====== Supplied data ======
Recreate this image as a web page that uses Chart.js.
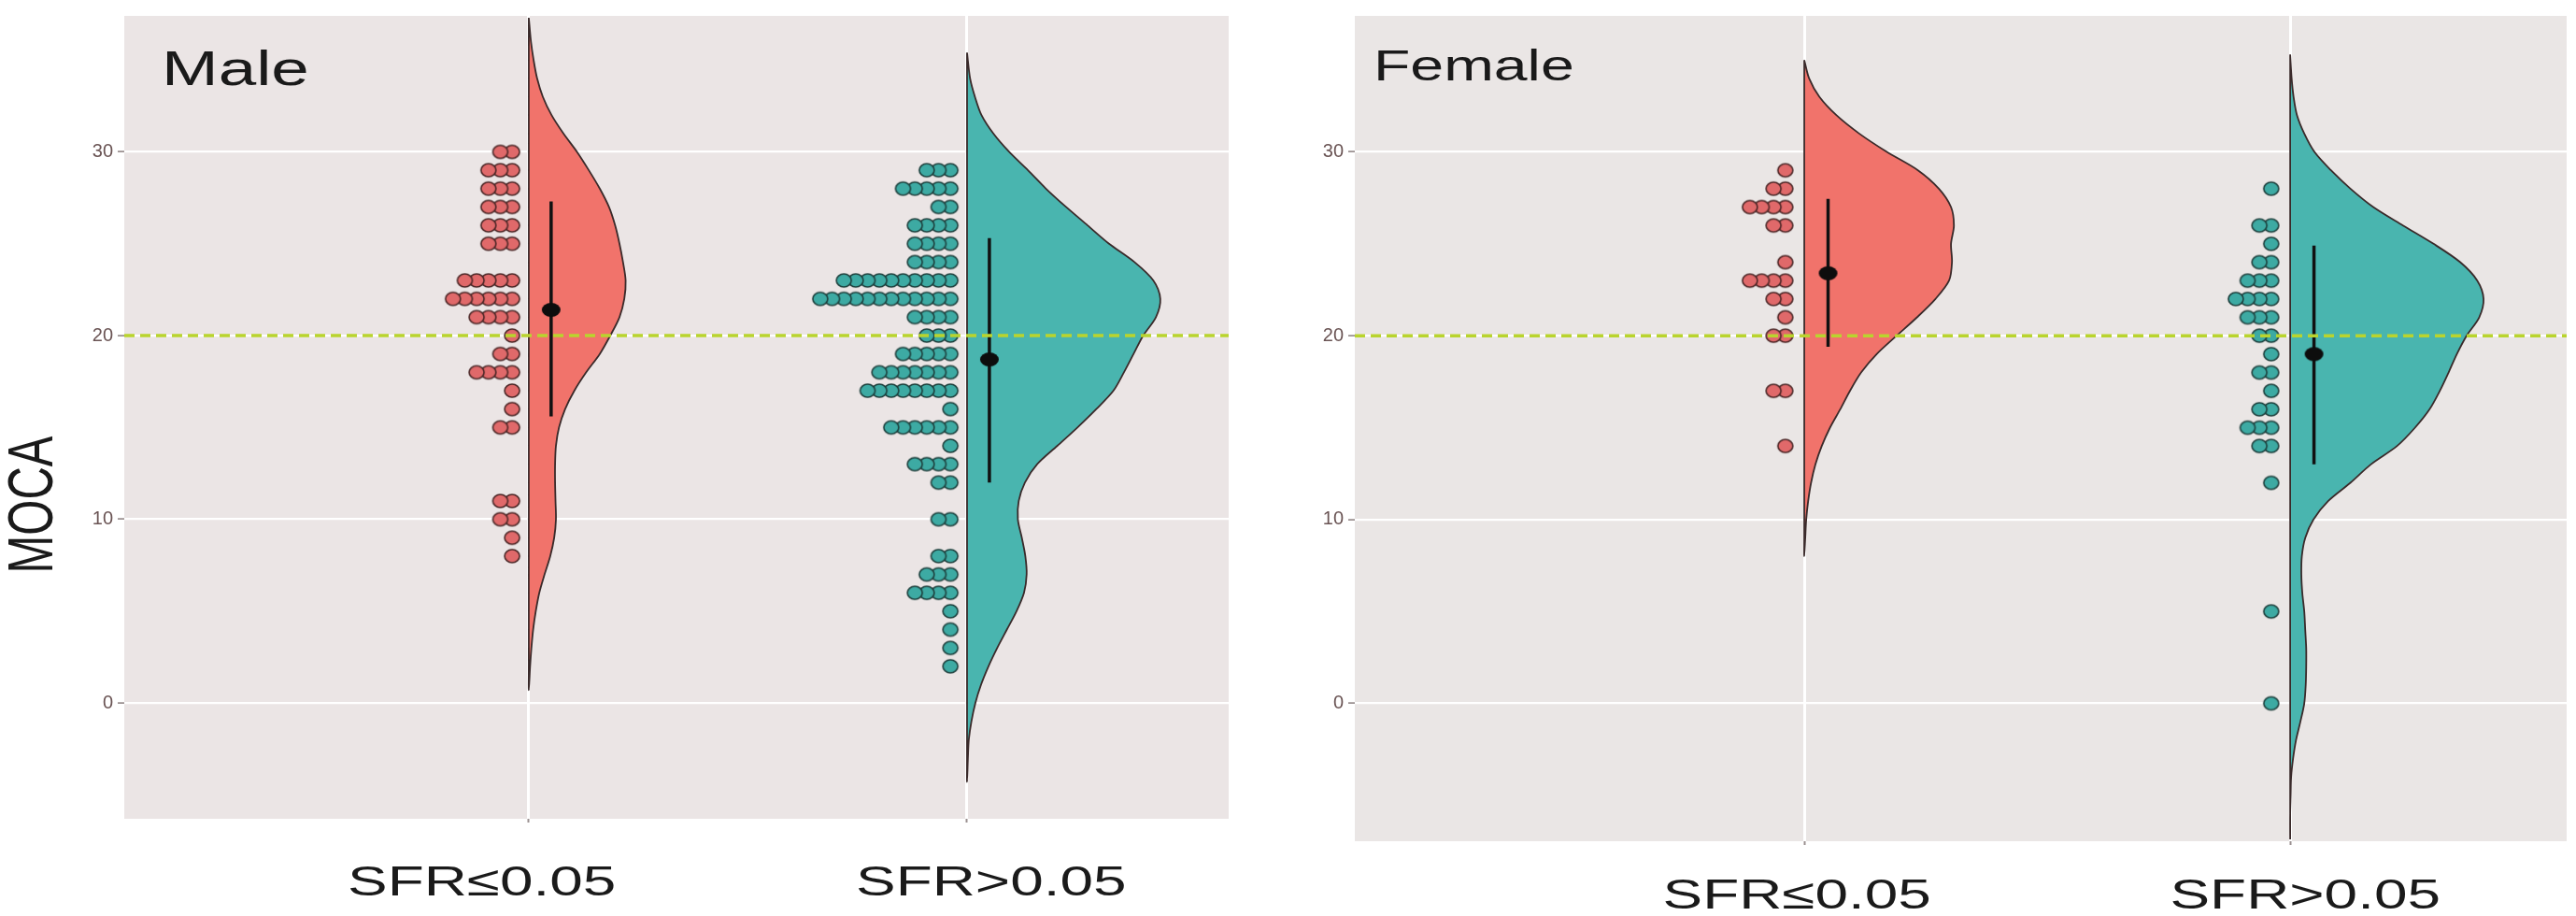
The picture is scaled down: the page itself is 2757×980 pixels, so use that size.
<!DOCTYPE html>
<html>
<head>
<meta charset="utf-8">
<script src="https://cdn.jsdelivr.net/npm/chart.js@4.4.1/dist/chart.umd.min.js"></script>
<style>
  html, body { margin: 0; padding: 0; background: #fff; }
  body { width: 2757px; height: 980px; position: relative; overflow: hidden; }
  canvas { position: absolute; top: 0; }
</style>
</head>
<body>
<canvas id="maleChart" width="1330" height="980" style="left:0;width:1330px;height:980px"></canvas>
<canvas id="femaleChart" width="1427" height="980" style="left:1330px;width:1427px;height:980px"></canvas>
<script>
// ---- data ----
const groups = ['SFR≤0.05', 'SFR>0.05'];
const yTicks = [0, 10, 20, 30];
const cutOff = 20;

// dotplots: MOCA score and number of subjects at that score
const maleLowScores = [30, 29, 28, 27, 26, 25, 23, 22, 21, 20, 19, 18, 17, 16, 15, 11, 10, 9, 8];
const maleLowCounts = [2, 3, 3, 3, 3, 3, 5, 6, 4, 1, 2, 4, 1, 1, 2, 2, 2, 1, 1];
const maleHighScores = [29, 28, 27, 26, 25, 24, 23, 22, 21, 20, 19, 18, 17, 16, 15, 14, 13, 12, 10, 8, 7, 6, 5, 4, 3, 2];
const maleHighCounts = [3, 5, 2, 4, 4, 4, 10, 12, 4, 3, 5, 7, 8, 1, 6, 1, 4, 2, 2, 2, 3, 4, 1, 1, 1, 1];
const femaleLowScores = [29, 28, 27, 26, 24, 23, 22, 21, 20, 17, 14];
const femaleLowCounts = [1, 2, 4, 2, 1, 4, 2, 1, 2, 2, 1];
const femaleHighScores = [28, 26, 25, 24, 23, 22, 21, 20, 19, 18, 17, 16, 15, 14, 12, 5, 0];
const femaleHighCounts = [1, 2, 1, 2, 3, 4, 3, 2, 1, 2, 1, 2, 3, 2, 1, 1, 1];

// half-violin outlines: MOCA level and half width (in x-axis units)
const maleLowLevels = [37.3, 36, 35, 34, 33, 32, 31, 30, 29, 28, 27, 26, 25, 24, 23, 22, 21, 20, 19,
  18, 17, 16, 15, 14, 13, 12, 11, 10, 9, 8, 7, 6, 5, 4, 3, 2, 0.7];
const maleLowWidths = [0, .005, .011, .019, .032, .052, .079, .110, .137, .162, .183, .197, .207, .215, .221, .218, .207, .186, .162,
  .131, .104, .083, .069, .062, .060, .060, .061, .062, .058, .049, .036, .024, .016, .010, .006, .003, 0];
const maleHighLevels = [35.4, 34, 33, 32, 31, 30, 29, 28, 27, 26, 25, 24, 23, 22, 21, 20, 19, 18, 17,
  16, 15, 14, 13, 12, 11, 10, 9, 8, 7, 6, 5, 4, 3, 2, 1, 0, -1, -2, -3, -4.3];
const maleHighWidths = [0, .007, .018, .033, .060, .096, .139, .180, .226, .275, .324, .382, .425, .441, .431, .402, .380, .358, .334,
  .295, .252, .206, .160, .132, .118, .116, .125, .133, .136, .130, .113, .091, .069, .049, .032, .019, .010, .004, .002, 0];
const femaleLowLevels = [35, 34, 33, 32, 31, 30, 29, 28, 27, 26, 25, 24, 23, 22, 21, 20, 19, 18, 17, 16,
  15, 14, 13, 12, 11, 10, 9, 8];
const femaleLowWidths = [0, .010, .031, .066, .113, .170, .234, .277, .302, .308, .302, .304, .298, .270, .232, .190, .149, .117, .094, .074,
  .053, .036, .023, .014, .008, .004, .002, 0];
const femaleHighLevels = [35.3, 34, 33, 32, 31, 30, 29, 28, 27, 26, 25, 24, 23, 22, 21, 20, 19, 18, 17, 16,
  15, 14, 13, 12, 11, 10, 9, 8, 7, 6, 5, 4, 3, 2, 1, 0, -1, -2, -3, -4, -5, -6, -7.4];
const femaleHighWidths = [0, .003, .007, .014, .029, .050, .084, .124, .171, .232, .295, .350, .385, .398, .389, .363, .343, .326, .308, .287,
  .257, .220, .166, .124, .078, .048, .031, .024, .023, .025, .029, .031, .033, .033, .032, .029, .021, .012, .006, .002, .001, 0, 0];

// mean and error bar limits per group
const maleMean = [21.4, 18.7];
const maleLow = [15.6, 12.0];
const maleHigh = [27.3, 25.3];
const femaleMean = [23.4, 19.0];
const femaleLow = [19.4, 13.0];
const femaleHigh = [27.45, 24.9];

// ---- styling ----
const violinFill = ['#f1736b', '#49b5af'];
const dotFill = ['#e0696a', '#3daaa3'];
const dotEdge = ['#4a2626', '#1d3f3c'];
const FONT = '"Liberation Sans", Arial, sans-serif';

function ellipseDot(w, h, fill, stroke, lw) {
  const c = document.createElement('canvas');
  c.width = w + 4;
  c.height = h + 4;
  const g = c.getContext('2d');
  g.beginPath();
  g.ellipse(c.width / 2, c.height / 2, w / 2, h / 2, 0, 0, Math.PI * 2);
  g.fillStyle = fill;
  g.fill();
  if (lw) {
    g.lineWidth = lw;
    g.strokeStyle = stroke;
    g.stroke();
  }
  return c;
}
const dotImg = [ellipseDot(16, 14, dotFill[0], dotEdge[0], 1.6), ellipseDot(16, 14, dotFill[1], dotEdge[1], 1.6)];
const meanImg = ellipseDot(20, 15, '#0d0d0d', '#0d0d0d', 0);

function violinPoints(pos, levels, widths) {
  const pts = levels.map((v, i) => ({x: pos + widths[i], y: v}));
  // back up along the flat side
  for (let i = levels.length - 2; i >= 0; i--) pts.push({x: pos, y: levels[i]});
  return pts;
}

function dotPoints(pos, scores, counts, shift, step) {
  const pts = [];
  scores.forEach((s, i) => {
    for (let k = 0; k < counts[i]; k++) pts.push({x: pos + shift - k * step, y: s});
  });
  return pts;
}

function stretchedText(ctx, text, x, y, size, sx, align) {
  ctx.save();
  ctx.translate(x, y);
  ctx.scale(sx, 1);
  ctx.font = size + 'px ' + FONT;
  ctx.textAlign = align;
  ctx.textBaseline = 'alphabetic';
  ctx.fillText(text, 0, 0);
  ctx.restore();
}

const panelBg = {
  id: 'panelBg',
  beforeDraw(chart, args, opts) {
    const {ctx, chartArea: a} = chart;
    ctx.save();
    ctx.fillStyle = opts.color;
    ctx.fillRect(a.left, a.top, a.right - a.left, a.bottom - a.top);
    ctx.restore();
  }
};

const panelText = {
  id: 'panelText',
  afterDraw(chart, args, opts) {
    const {ctx, chartArea: a, scales} = chart;
    ctx.save();
    ctx.fillStyle = '#1a1a1a';
    stretchedText(ctx, opts.title, a.left + opts.titleDx, a.top + opts.titleDy, opts.titleSize, 1.4, 'left');
    groups.forEach((g, i) => {
      const x = scales.x.getPixelForValue(i + 1 + opts.labelShift[i]);
      stretchedText(ctx, g, x, opts.labelY, 45, 1.42, 'center');
    });
    if (opts.yTitle) {
      ctx.translate(31, 540);
      ctx.rotate(-Math.PI / 2);
      ctx.scale(1, 1.4);
      ctx.font = '49px ' + FONT;
      ctx.textAlign = 'center';
      ctx.textBaseline = 'alphabetic';
      ctx.fillText(opts.yTitle, 0, 49 * 0.716 / 2);
    }
    ctx.restore();
  }
};

function buildPanel(id, p) {
  const datasets = [];
  p.violins.forEach((v, i) => {
    const pos = i + 1;
    datasets.push({
      data: violinPoints(pos, v.levels, v.widths),
      showLine: true, fill: 'shape', backgroundColor: violinFill[i],
      borderColor: '#3a2a2a', borderWidth: 1.8, tension: 0.3,
      pointRadius: 0, order: 4
    });
    datasets.push({
      data: dotPoints(pos, v.scores, v.counts, p.dotShift, p.dotStep),
      pointStyle: dotImg[i], pointRadius: 8, order: 3
    });
    datasets.push({
      data: [{x: pos + p.barShift, y: p.low[i]}, {x: pos + p.barShift, y: p.high[i]}],
      showLine: true, borderColor: '#111111', borderWidth: 3.5, pointRadius: 0, order: 2
    });
    datasets.push({
      data: [{x: pos + p.barShift, y: p.mean[i]}],
      pointStyle: meanImg, pointRadius: 9, order: 1
    });
  });
  datasets.push({
    data: [{x: p.xMin, y: cutOff}, {x: p.xMax, y: cutOff}],
    showLine: true, borderColor: '#b9d42e', borderWidth: 3.5, borderDash: [11, 6],
    pointRadius: 0, order: 0
  });

  return new Chart(document.getElementById(id), {
    type: 'scatter',
    data: {datasets},
    options: {
      responsive: false,
      devicePixelRatio: 1,
      animation: false,
      events: [],
      layout: {padding: {left: 0, top: p.padTop, right: p.padRight, bottom: 0}},
      plugins: {
        legend: {display: false},
        tooltip: {enabled: false},
        panelBg: {color: p.bg},
        panelText: {
          title: p.title, titleDx: p.titleDx, titleDy: p.titleDy, titleSize: p.titleSize,
          labelShift: p.labelShift, labelY: p.labelY, yTitle: p.yTitle
        }
      },
      scales: {
        x: {
          type: 'linear', min: p.xMin, max: p.xMax,
          afterBuildTicks: s => { s.ticks = [{value: 1}, {value: 2}]; },
          afterFit: s => { s.height = p.xHeight; },
          grid: {color: '#ffffff', lineWidth: 3, tickColor: '#9a9090', tickLength: 4, tickWidth: 2},
          border: {display: false},
          ticks: {callback: () => '', autoSkip: false}
        },
        y: {
          type: 'linear', min: p.yMin, max: p.yMax,
          afterBuildTicks: s => { s.ticks = yTicks.map(v => ({value: v})); },
          afterFit: s => { s.width = p.yWidth; },
          grid: {color: '#ffffff', lineWidth: 2.2, tickColor: '#8a7e7e', tickLength: 7, tickWidth: 1.5},
          border: {display: false},
          ticks: {color: '#6a5454', font: {family: FONT, size: 20}, padding: 5}
        }
      }
    },
    plugins: [panelBg, panelText]
  });
}

buildPanel('maleChart', {
  title: 'Male', titleDx: 40, titleDy: 74, titleSize: 52, yTitle: 'MOCA',
  bg: '#ebe5e5',
  xMin: 0.077, xMax: 2.597, yMin: -6.3, yMax: 37.4,
  padTop: 7, padRight: 15, yWidth: 133, xHeight: 104,
  labelShift: [-0.107, 0.055], labelY: 958,
  dotShift: -0.038, dotStep: 0.027, barShift: 0.051,
  mean: maleMean, low: maleLow, high: maleHigh,
  violins: [
    {levels: maleLowLevels, widths: maleLowWidths, scores: maleLowScores, counts: maleLowCounts},
    {levels: maleHighLevels, widths: maleHighWidths, scores: maleHighScores, counts: maleHighCounts}
  ]
});

buildPanel('femaleChart', {
  title: 'Female', titleDx: 20, titleDy: 69, titleSize: 46, yTitle: null,
  bg: '#eae6e5',
  xMin: 0.075, xMax: 2.569, yMin: -7.5, yMax: 37.4,
  padTop: 8, padRight: 5, yWidth: 120, xHeight: 80,
  labelShift: [-0.015, 0.031], labelY: 972,
  dotShift: -0.039, dotStep: 0.0243, barShift: 0.049,
  mean: femaleMean, low: femaleLow, high: femaleHigh,
  violins: [
    {levels: femaleLowLevels, widths: femaleLowWidths, scores: femaleLowScores, counts: femaleLowCounts},
    {levels: femaleHighLevels, widths: femaleHighWidths, scores: femaleHighScores, counts: femaleHighCounts}
  ]
});
</script>
</body>
</html>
======
• **The task**
Everything from the top line of the data down to and including the line with "3, 2, 1, 1, 1];" is to be copied, except the pictures.

• **Result**
Recreate this image as a web page that uses Chart.js.
The picture is scaled down: the page itself is 2757×980 pixels, so use that size.
<!DOCTYPE html>
<html>
<head>
<meta charset="utf-8">
<script src="https://cdn.jsdelivr.net/npm/chart.js@4.4.1/dist/chart.umd.min.js"></script>
<style>
  html, body { margin: 0; padding: 0; background: #fff; }
  body { width: 2757px; height: 980px; position: relative; overflow: hidden; }
  canvas { position: absolute; top: 0; }
</style>
</head>
<body>
<canvas id="maleChart" width="1330" height="980" style="left:0;width:1330px;height:980px"></canvas>
<canvas id="femaleChart" width="1427" height="980" style="left:1330px;width:1427px;height:980px"></canvas>
<script>
// ---- data ----
const groups = ['SFR≤0.05', 'SFR>0.05'];
const yTicks = [0, 10, 20, 30];
const cutOff = 20;

// dotplots: MOCA score and number of subjects at that score
const maleLowScores = [30, 29, 28, 27, 26, 25, 23, 22, 21, 20, 19, 18, 17, 16, 15, 11, 10, 9, 8];
const maleLowCounts = [2, 3, 3, 3, 3, 3, 5, 6, 4, 1, 2, 4, 1, 1, 2, 2, 2, 1, 1];
const maleHighScores = [29, 28, 27, 26, 25, 24, 23, 22, 21, 20, 19, 18, 17, 16, 15, 14, 13, 12, 10, 8, 7, 6, 5, 4, 3, 2];
const maleHighCounts = [3, 5, 2, 4, 4, 4, 10, 12, 4, 3, 5, 7, 8, 1, 6, 1, 4, 2, 2, 2, 3, 4, 1, 1, 1, 1];
const femaleLowScores = [29, 28, 27, 26, 24, 23, 22, 21, 20, 17, 14];
const femaleLowCounts = [1, 2, 4, 2, 1, 4, 2, 1, 2, 2, 1];
const femaleHighScores = [28, 26, 25, 24, 23, 22, 21, 20, 19, 18, 17, 16, 15, 14, 12, 5, 0];
const femaleHighCounts = [1, 2, 1, 2, 3, 4, 3, 2, 1, 2, 1, 2, 3, 2, 1, 1, 1];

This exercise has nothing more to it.